Assets, Challenges, and Actions for Today and Tomorrow


Concurrent Session II
Climate Change and Sea Level Rise

Protection and Maintenance of Ogunquit’s Barrier Beach Dune System

  • Mike Horn, Ogunquit Conservation Commission

The Ogunquit Beach and dune system extends from the main parking lot at the mouth of the Ogunquit River northerly for approximately one and a half miles to Moody Beach at the Wells town line. The beach and dunes provide vital protection for the Ogunquit River estuary, one of Maine's most valuable riparian resources. The estuary supports a Spartina salt marsh with breeding nurseries for many marine species and nesting for migratory and wintering fowl and the beach and dunes are essential habitat for endangered and threatened species of birds.

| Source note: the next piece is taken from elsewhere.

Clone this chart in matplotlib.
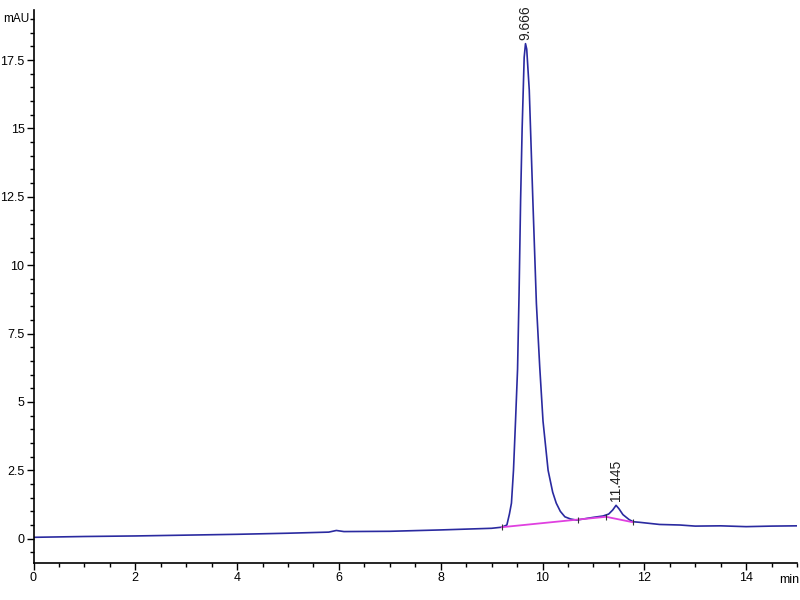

The dunes were storm-breached in 1971, causing devastation to the habitat-rich Ogunquit River estuary. The lack of protective fencing, had allowed unrestrained pedestrian traffic to destroy portions of the original dunes. In 1973 the dunes were then completely rebuilt and fenced. But with no oversight during ensuing years the fencing deteriorated. In 2003 The Ogunquit Conservation Commission became responsible for the protection and maintenance of the dune system. Fencing destroyed by the April 2007 Patriots’ Day Storm was to be replaced, but the U.S. Fish and Wildlife Service then opined that the snow fence was a hindrance to the nesting of the piping plover and withheld $30,000 in FEMA funds dedicated to replacing the fence on the dune's ocean side. In the years following a number of meetings were held with Ogunquit officials, U.S. Fish and Wildlife Service, Maine Department of Inland Fisheries and Wildlife, Maine Geological Survey, FEMA, the Ogunquit Plover Project, Maine Audubon, etc. Finally, in 2009 a compromise was reached allowing certain portions of the dunes to be re-fenced and other portions to be minimally managed and left in a natural state.